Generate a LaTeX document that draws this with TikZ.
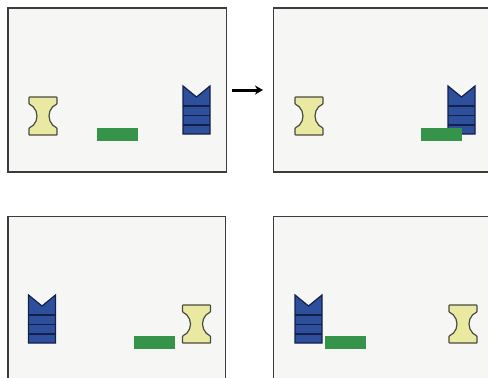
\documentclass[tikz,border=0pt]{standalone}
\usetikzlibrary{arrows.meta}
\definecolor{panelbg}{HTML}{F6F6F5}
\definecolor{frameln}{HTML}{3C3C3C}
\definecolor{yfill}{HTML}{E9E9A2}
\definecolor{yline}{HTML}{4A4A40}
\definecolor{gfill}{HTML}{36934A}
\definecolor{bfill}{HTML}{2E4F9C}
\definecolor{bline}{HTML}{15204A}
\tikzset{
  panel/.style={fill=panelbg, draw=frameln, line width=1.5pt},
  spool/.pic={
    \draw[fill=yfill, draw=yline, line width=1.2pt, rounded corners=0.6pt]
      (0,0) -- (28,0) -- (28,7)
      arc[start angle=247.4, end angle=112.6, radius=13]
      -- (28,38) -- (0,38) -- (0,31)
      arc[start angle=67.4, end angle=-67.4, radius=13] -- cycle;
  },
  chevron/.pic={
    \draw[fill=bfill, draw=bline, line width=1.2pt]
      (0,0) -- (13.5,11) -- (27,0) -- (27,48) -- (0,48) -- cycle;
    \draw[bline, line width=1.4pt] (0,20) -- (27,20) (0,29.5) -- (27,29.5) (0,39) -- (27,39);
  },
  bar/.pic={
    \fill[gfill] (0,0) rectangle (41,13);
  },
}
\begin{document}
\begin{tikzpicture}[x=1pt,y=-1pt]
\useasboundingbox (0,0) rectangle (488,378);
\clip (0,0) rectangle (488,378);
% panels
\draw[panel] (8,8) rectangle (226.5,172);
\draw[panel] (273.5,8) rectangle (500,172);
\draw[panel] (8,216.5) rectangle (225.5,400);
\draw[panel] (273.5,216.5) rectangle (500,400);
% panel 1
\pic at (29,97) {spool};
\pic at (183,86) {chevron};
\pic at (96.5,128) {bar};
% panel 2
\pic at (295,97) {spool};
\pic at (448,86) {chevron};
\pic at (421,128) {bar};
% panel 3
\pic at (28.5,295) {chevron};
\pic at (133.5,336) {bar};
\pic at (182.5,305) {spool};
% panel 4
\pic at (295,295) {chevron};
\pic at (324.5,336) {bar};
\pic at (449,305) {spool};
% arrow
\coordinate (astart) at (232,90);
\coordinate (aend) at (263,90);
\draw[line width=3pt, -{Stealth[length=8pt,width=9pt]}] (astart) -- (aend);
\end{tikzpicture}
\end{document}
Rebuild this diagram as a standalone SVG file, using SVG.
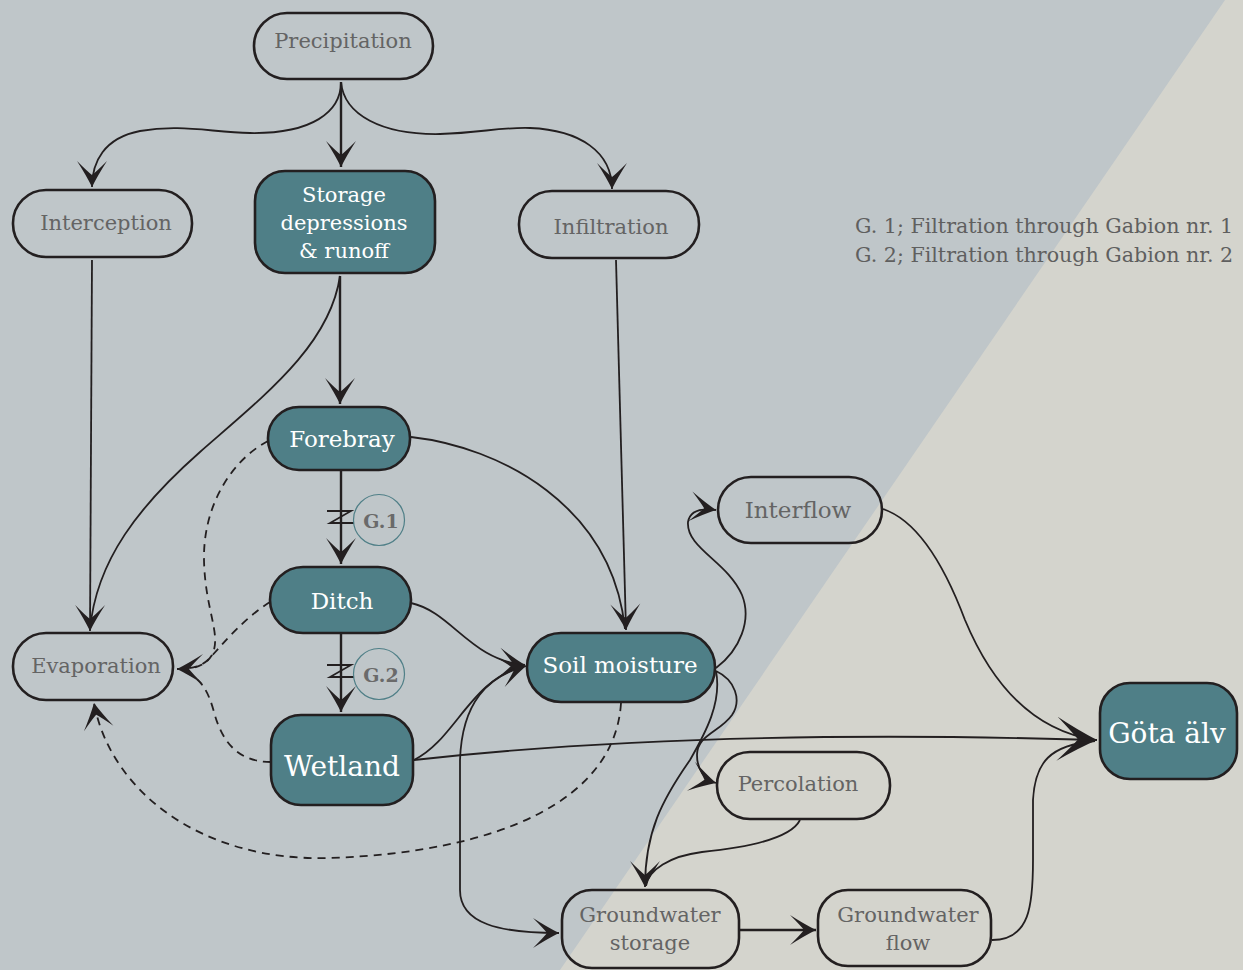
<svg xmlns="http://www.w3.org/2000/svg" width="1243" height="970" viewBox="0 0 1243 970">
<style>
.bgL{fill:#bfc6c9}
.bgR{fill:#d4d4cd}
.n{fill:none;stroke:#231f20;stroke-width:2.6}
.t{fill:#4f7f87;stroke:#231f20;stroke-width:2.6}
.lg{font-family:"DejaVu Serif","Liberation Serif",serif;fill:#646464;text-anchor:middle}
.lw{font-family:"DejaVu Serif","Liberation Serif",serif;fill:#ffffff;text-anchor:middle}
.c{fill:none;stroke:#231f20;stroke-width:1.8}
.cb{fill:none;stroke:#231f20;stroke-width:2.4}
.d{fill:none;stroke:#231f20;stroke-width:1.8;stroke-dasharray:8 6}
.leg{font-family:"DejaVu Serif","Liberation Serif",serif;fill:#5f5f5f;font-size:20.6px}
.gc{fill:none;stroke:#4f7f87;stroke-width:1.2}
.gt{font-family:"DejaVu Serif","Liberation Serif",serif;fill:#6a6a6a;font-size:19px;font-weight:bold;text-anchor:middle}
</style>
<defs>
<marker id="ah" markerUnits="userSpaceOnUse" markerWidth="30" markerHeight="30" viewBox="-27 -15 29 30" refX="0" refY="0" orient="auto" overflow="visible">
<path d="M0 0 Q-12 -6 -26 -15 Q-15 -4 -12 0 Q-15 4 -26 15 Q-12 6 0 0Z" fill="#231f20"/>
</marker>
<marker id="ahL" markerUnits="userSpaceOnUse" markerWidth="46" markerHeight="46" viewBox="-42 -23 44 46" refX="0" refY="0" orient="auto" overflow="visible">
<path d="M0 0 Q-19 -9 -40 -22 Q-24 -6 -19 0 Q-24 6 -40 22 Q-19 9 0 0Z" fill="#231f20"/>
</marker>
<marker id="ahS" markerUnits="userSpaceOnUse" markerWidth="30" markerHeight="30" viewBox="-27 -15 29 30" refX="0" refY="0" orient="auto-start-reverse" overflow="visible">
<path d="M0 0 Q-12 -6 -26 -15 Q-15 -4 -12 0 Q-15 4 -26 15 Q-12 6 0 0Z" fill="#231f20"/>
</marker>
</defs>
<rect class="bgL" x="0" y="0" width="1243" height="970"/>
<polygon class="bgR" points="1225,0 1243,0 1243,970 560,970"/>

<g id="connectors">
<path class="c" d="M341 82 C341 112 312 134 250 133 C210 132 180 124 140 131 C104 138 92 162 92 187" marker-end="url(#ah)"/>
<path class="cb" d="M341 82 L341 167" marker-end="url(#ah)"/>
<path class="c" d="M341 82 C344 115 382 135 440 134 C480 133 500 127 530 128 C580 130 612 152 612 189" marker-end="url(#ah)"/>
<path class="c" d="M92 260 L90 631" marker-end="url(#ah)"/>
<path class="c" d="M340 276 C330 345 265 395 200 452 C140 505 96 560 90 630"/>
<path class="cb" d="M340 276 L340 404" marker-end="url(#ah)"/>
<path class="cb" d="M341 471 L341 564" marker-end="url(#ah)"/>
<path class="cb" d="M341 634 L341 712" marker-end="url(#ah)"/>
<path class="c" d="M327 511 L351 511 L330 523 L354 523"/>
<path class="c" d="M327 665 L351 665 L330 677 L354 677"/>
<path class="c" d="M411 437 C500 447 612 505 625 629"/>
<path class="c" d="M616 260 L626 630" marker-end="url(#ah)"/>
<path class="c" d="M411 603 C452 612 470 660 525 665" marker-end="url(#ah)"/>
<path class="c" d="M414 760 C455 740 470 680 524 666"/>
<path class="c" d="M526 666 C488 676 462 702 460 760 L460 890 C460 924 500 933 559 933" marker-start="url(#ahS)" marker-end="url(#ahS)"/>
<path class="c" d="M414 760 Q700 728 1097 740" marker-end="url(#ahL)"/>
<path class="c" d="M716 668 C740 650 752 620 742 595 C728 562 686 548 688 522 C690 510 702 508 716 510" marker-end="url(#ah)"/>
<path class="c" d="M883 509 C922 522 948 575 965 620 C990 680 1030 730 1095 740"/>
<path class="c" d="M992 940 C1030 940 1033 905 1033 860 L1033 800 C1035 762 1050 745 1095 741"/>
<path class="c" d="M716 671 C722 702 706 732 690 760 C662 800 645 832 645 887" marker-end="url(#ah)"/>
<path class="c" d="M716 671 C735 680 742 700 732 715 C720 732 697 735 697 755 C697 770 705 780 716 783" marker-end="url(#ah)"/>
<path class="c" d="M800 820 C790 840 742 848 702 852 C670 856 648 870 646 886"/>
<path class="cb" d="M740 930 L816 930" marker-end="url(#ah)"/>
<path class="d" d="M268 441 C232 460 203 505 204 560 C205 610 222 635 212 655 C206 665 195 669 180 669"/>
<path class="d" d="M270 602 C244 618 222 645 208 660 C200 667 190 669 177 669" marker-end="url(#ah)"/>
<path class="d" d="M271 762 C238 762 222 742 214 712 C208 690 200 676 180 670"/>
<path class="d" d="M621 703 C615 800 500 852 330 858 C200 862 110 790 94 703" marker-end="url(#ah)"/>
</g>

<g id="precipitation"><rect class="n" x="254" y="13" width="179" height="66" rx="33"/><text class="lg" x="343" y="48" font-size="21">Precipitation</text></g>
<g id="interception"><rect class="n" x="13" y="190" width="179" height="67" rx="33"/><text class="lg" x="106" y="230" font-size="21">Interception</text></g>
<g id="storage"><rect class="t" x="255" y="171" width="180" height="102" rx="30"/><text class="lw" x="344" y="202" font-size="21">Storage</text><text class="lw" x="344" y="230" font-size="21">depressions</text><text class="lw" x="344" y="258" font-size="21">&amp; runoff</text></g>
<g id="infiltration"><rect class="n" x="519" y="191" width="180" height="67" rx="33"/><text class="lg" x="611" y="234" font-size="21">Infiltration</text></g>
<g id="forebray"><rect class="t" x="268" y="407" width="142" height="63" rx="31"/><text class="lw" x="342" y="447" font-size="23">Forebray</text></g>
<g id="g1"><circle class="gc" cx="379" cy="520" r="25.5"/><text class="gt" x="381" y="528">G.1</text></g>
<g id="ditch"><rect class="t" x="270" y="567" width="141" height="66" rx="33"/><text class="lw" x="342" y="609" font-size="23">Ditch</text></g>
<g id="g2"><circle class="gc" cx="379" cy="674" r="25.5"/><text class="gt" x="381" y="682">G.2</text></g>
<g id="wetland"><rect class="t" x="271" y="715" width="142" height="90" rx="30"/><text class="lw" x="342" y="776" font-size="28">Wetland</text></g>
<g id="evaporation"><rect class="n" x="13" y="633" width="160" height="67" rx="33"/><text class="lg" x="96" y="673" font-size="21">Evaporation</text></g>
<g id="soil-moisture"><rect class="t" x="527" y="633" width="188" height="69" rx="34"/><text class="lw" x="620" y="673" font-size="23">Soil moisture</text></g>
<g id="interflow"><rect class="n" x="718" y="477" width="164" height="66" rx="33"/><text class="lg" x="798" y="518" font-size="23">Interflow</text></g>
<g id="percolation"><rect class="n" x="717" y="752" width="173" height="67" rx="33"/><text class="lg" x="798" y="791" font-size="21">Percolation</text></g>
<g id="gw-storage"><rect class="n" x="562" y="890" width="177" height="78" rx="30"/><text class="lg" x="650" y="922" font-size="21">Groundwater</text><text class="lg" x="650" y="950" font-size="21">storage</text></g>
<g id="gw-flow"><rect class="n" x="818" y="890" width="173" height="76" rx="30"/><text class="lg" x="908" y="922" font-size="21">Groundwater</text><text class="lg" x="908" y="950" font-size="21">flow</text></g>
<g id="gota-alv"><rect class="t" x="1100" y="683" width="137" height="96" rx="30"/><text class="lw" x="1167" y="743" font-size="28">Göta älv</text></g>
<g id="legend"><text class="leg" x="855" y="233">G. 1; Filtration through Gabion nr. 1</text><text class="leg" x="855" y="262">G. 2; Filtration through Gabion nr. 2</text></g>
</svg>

────

## TASK OBJECTIVE
Go through the records and copy each line with "standalone" in it.

## CORRECT ANSWER
\documentclass[tikz,border=0pt]{standalone}
Rebuild this diagram as a standalone SVG file, using SVG.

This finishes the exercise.